**DATA EXTRACT**
## Begin

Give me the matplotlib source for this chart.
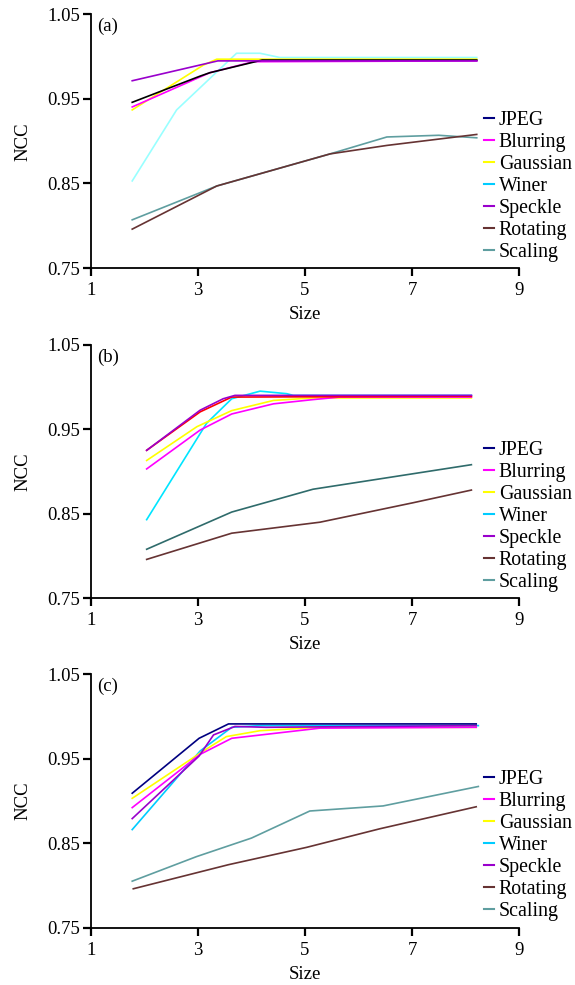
import matplotlib
matplotlib.use("Agg")
from matplotlib import pyplot as plt
from matplotlib.lines import Line2D

plt.rcParams['font.family'] = ['Liberation Serif', 'DejaVu Serif']

labels = ['JPEG', 'Blurring', 'Gaussian', 'Winer', 'Speckle', 'Rotating', 'Scaling']
legend_colors = ['#000080', '#ff00ff', '#ffff00', '#00ccff', '#9900cc', '#663333', '#5f9ea0']

# panel (a): (x, y) per series
a_jpeg = ([1.77, 3.04, 3.22, 4.2, 8.21], [0.946, 0.977, 0.981, 0.996, 0.996])
a_blurring = ([1.77, 3.22, 4.03, 8.21], [0.9405, 0.981, 0.994, 0.995])
a_gaussian = ([1.77, 3.1, 3.35, 8.21], [0.937, 0.990, 0.997, 0.997])
a_winer = ([1.77, 2.6, 3.72, 4.16, 4.53, 8.21], [0.853, 0.937, 1.004, 1.004, 0.999, 0.999])
a_speckle = ([1.77, 3.37, 8.21], [0.9715, 0.995, 0.995])
a_rotating = ([1.77, 3.35, 5.47, 6.53, 8.21], [0.796, 0.847, 0.885, 0.895, 0.908])
a_scaling = ([1.77, 3.35, 5.47, 6.53, 7.5, 8.21], [0.807, 0.847, 0.885, 0.905, 0.907, 0.904])

# panel (b)
b_jpeg = ([2.04, 3.04, 3.63, 8.11], [0.925, 0.9705, 0.988, 0.989])
b_blurring = ([2.04, 3.04, 3.63, 4.41, 5.15, 5.65, 8.11], [0.903, 0.949, 0.968, 0.980, 0.985, 0.988, 0.988])
b_gaussian = ([2.04, 2.98, 3.63, 4.41, 5.15, 8.11], [0.913, 0.953, 0.972, 0.984, 0.987, 0.987])
b_winer = ([2.04, 3.16, 3.63, 4.16, 4.66, 4.78, 8.11], [0.843, 0.957, 0.986, 0.995, 0.992, 0.990, 0.990])
b_speckle = ([2.04, 3.04, 3.47, 3.69, 8.11], [0.925, 0.9725, 0.986, 0.990, 0.990])
b_rotating = ([2.04, 3.63, 5.28, 7.02, 8.11], [0.796, 0.827, 0.840, 0.863, 0.878])
b_scaling = ([2.04, 3.63, 5.15, 8.11], [0.808, 0.852, 0.879, 0.908])

# panel (c)
c_jpeg = ([1.77, 3.02, 3.57, 8.20], [0.909, 0.974, 0.991, 0.991])
c_blurring = ([1.77, 3.04, 3.63, 5.28, 8.20], [0.892, 0.955, 0.974, 0.986, 0.987])
c_gaussian = ([1.77, 3.10, 3.53, 4.16, 5.28, 8.20], [0.903, 0.959, 0.976, 0.983, 0.987, 0.987])
c_winer = ([1.77, 3.04, 3.63, 4.16, 8.24], [0.866, 0.959, 0.987, 0.989, 0.989])
c_speckle = ([1.77, 3.02, 3.29, 3.69, 4.28, 8.20], [0.879, 0.953, 0.978, 0.988, 0.987, 0.989])
c_rotating = ([1.79, 3.57, 5.03, 6.40, 8.20], [0.796, 0.8245, 0.845, 0.867, 0.893])
c_scaling = ([1.77, 2.97, 4.0, 5.09, 6.46, 8.24], [0.805, 0.834, 0.856, 0.888, 0.894, 0.917])

panels = [
    ('(a)', [a_scaling, a_rotating, a_winer, a_gaussian, a_blurring, a_jpeg, a_speckle],
     ['#5f9ea0', '#663333', '#99ffff', '#ffff00', '#ff00ff', '#000000', '#9900cc']),
    ('(b)', [b_scaling, b_rotating, b_winer, b_gaussian, b_blurring, b_jpeg, b_speckle],
     ['#2f6b6b', '#663333', '#00e5ff', '#ffff00', '#ff00ff', '#ff0000', '#9900cc']),
    ('(c)', [c_scaling, c_rotating, c_winer, c_gaussian, c_blurring, c_speckle, c_jpeg],
     ['#5f9ea0', '#663333', '#00ccff', '#ffff00', '#ff00ff', '#9900cc', '#000080']),
]

fig = plt.figure(figsize=(5.75, 9.85), dpi=100)
bottoms = [0.7279, 0.3926, 0.0582]

for (tag, series, colors), bottom in zip(panels, bottoms):
    ax = fig.add_axes([0.1583, bottom, 0.7443, 0.2575])
    for (xs, ys), c in zip(series, colors):
        ax.plot(xs, ys, color=c, lw=1.2)
    ax.set_xlim(1, 9)
    ax.set_ylim(0.75, 1.05)
    ax.set_xticks([1, 3, 5, 7, 9])
    ax.set_yticks([0.75, 0.85, 0.95, 1.05])
    ax.set_yticklabels(['0.75', '0.85', '0.95', '1.05'])
    ax.spines['top'].set_visible(False)
    ax.spines['right'].set_visible(False)
    for s in ('left', 'bottom'):
        ax.spines[s].set_linewidth(1.3)
    ax.tick_params(direction='out', length=6, width=1.6, labelsize=13.5, pad=2)
    ax.tick_params(axis='x', pad=4)
    ax.set_xlabel('Size', fontsize=13.5, labelpad=5)
    ax.set_ylabel('NCC', fontsize=13.5, labelpad=11)
    ax.text(0.015, 0.985, tag, transform=ax.transAxes, fontsize=13.5, va='top', ha='left')
    handles = [Line2D([], [], color=c, lw=1.5) for c in legend_colors]
    ax.legend(handles, labels, loc='upper left', bbox_to_anchor=(0.918, 0.62),
              frameon=False, fontsize=14.3, handlelength=0.5, handletextpad=0.25,
              labelspacing=0.15, borderaxespad=0, borderpad=0)

fig.savefig('out.png', dpi=100)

## End

**GOAL OF THE EXERCISE**
Skip every picture and return the lines above from the top through the one that contains "plt.rcParams['font.family'] = ['Liberation".

**ANSWER TO THIS EXERCISE**
Give me the matplotlib source for this chart.
import matplotlib
matplotlib.use("Agg")
from matplotlib import pyplot as plt
from matplotlib.lines import Line2D

plt.rcParams['font.family'] = ['Liberation Serif', 'DejaVu Serif']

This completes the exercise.